Exercise objective:
Provide an exact copy of the lines from the beginning of the records through the line that includes "(0,0) rectangle (1095,1066);", and of no others.

=======

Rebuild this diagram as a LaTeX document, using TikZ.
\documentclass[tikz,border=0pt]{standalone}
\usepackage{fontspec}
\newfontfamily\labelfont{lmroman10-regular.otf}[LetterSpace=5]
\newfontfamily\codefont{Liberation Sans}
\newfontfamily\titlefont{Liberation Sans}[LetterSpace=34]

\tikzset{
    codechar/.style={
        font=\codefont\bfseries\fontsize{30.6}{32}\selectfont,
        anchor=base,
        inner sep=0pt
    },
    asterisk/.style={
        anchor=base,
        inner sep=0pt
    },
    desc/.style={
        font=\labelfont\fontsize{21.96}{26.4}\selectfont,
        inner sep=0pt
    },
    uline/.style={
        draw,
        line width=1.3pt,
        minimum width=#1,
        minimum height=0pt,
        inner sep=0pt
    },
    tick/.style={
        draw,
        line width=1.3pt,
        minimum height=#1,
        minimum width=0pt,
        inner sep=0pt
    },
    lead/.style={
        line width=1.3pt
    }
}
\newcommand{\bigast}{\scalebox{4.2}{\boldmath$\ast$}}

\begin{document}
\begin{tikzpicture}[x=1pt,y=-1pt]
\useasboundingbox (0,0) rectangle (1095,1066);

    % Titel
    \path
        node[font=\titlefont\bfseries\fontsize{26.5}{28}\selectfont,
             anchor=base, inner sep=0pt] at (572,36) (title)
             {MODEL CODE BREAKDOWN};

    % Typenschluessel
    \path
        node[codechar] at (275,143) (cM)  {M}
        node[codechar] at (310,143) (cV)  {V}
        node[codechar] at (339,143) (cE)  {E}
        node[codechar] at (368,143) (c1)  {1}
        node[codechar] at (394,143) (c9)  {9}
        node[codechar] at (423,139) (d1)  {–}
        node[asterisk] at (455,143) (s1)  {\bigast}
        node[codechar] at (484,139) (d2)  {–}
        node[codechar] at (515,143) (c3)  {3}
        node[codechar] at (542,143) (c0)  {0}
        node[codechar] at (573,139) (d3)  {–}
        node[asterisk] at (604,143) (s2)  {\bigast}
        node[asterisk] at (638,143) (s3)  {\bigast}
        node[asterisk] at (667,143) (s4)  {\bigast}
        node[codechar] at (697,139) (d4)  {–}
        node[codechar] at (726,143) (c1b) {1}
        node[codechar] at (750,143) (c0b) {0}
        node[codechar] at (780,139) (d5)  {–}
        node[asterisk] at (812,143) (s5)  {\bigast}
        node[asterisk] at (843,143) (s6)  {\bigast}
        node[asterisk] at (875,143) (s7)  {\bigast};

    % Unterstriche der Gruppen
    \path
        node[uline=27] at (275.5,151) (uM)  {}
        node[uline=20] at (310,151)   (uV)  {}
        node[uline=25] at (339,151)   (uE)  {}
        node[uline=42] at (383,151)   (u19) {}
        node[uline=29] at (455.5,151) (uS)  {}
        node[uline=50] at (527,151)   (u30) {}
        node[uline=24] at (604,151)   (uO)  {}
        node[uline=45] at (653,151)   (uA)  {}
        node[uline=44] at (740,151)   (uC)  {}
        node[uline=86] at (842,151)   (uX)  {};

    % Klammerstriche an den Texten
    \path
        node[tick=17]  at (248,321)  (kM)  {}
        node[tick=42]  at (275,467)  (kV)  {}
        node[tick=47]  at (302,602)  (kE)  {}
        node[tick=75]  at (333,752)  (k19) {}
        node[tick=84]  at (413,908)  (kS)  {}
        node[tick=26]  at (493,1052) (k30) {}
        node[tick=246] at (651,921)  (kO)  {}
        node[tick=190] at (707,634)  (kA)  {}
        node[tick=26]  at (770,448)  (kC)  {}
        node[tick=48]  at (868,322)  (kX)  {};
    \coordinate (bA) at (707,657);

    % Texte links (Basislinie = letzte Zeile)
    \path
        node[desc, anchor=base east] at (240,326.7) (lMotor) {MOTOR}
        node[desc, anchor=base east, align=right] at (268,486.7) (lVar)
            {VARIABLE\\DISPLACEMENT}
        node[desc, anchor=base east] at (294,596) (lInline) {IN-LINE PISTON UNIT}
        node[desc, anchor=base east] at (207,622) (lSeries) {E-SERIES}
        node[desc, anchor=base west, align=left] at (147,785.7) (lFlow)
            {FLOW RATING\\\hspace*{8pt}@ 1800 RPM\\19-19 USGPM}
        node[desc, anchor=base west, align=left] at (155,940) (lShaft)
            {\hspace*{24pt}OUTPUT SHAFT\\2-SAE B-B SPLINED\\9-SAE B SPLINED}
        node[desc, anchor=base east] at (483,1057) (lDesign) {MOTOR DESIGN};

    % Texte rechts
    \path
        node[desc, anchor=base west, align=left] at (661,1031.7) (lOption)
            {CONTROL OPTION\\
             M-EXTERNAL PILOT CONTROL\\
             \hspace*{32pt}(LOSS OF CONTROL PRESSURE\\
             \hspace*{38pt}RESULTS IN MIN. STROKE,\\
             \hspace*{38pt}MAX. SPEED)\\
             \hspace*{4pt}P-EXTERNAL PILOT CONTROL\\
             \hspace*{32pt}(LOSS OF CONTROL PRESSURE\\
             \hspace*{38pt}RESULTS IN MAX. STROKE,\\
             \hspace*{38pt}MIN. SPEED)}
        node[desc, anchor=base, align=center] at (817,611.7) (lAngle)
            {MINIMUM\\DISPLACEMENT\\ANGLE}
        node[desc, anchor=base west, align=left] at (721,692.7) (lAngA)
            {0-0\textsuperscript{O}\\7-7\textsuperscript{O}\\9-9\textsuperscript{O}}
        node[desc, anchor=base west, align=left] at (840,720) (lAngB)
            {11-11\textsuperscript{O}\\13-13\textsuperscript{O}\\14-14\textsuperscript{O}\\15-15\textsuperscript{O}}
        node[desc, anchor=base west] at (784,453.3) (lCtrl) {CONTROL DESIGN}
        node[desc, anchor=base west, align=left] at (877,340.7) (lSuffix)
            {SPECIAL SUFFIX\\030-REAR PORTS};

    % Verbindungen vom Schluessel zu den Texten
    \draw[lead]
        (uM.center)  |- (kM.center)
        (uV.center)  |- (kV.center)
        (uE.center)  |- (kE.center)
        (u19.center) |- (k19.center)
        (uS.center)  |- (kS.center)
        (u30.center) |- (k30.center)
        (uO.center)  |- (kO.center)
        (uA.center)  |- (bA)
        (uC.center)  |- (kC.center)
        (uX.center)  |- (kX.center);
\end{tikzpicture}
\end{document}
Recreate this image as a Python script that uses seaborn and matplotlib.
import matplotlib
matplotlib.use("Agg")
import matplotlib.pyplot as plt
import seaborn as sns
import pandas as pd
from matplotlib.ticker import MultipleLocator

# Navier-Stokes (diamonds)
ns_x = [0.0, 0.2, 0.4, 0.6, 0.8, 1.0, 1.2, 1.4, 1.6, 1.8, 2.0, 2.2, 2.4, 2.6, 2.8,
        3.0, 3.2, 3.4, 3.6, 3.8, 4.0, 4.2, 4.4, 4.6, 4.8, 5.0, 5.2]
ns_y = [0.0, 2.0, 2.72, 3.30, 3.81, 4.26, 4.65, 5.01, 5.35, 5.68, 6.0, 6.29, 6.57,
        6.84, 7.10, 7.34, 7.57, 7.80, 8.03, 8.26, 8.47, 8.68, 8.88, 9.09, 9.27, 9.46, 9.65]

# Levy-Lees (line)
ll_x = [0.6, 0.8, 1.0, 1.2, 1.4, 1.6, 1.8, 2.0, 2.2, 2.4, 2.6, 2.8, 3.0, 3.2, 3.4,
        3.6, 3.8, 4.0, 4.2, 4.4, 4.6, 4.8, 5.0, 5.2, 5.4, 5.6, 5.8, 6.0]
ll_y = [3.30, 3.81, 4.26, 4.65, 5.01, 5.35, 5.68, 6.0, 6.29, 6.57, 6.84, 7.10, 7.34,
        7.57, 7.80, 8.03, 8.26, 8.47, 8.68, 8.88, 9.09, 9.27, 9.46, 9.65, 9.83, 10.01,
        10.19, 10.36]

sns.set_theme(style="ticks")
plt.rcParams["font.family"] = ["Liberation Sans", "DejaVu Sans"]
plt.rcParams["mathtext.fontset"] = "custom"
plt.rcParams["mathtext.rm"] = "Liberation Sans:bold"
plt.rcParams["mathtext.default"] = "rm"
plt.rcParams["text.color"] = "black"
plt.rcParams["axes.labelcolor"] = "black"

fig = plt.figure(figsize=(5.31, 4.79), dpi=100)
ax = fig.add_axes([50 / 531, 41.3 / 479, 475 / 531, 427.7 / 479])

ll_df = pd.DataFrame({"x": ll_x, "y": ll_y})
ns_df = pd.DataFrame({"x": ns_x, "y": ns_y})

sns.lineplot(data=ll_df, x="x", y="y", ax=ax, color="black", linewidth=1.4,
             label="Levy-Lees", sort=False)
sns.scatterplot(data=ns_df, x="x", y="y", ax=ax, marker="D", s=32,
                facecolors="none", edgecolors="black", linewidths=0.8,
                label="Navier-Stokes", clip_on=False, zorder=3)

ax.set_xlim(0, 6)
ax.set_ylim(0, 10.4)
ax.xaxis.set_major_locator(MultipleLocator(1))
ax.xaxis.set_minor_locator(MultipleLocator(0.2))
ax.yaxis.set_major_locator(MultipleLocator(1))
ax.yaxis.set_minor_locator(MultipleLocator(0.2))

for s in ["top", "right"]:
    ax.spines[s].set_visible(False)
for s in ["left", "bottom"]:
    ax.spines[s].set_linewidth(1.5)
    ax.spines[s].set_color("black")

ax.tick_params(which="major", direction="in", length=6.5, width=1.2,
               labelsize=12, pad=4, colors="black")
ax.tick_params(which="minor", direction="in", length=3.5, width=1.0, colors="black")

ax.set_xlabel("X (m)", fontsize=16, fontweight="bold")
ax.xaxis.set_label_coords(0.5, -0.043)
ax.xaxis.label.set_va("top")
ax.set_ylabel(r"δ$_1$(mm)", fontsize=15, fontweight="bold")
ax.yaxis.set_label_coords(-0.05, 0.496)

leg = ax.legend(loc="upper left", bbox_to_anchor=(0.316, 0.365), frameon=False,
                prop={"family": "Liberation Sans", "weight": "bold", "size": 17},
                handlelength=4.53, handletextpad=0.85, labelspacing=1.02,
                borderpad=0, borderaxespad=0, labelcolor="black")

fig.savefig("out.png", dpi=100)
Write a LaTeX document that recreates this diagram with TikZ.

=======

The solution:
Rebuild this diagram as a LaTeX document, using TikZ.
\documentclass[tikz,border=0pt]{standalone}
\usepackage{fontspec}
\newfontfamily\labelfont{lmroman10-regular.otf}[LetterSpace=5]
\newfontfamily\codefont{Liberation Sans}
\newfontfamily\titlefont{Liberation Sans}[LetterSpace=34]

\tikzset{
    codechar/.style={
        font=\codefont\bfseries\fontsize{30.6}{32}\selectfont,
        anchor=base,
        inner sep=0pt
    },
    asterisk/.style={
        anchor=base,
        inner sep=0pt
    },
    desc/.style={
        font=\labelfont\fontsize{21.96}{26.4}\selectfont,
        inner sep=0pt
    },
    uline/.style={
        draw,
        line width=1.3pt,
        minimum width=#1,
        minimum height=0pt,
        inner sep=0pt
    },
    tick/.style={
        draw,
        line width=1.3pt,
        minimum height=#1,
        minimum width=0pt,
        inner sep=0pt
    },
    lead/.style={
        line width=1.3pt
    }
}
\newcommand{\bigast}{\scalebox{4.2}{\boldmath$\ast$}}

\begin{document}
\begin{tikzpicture}[x=1pt,y=-1pt]
\useasboundingbox (0,0) rectangle (1095,1066);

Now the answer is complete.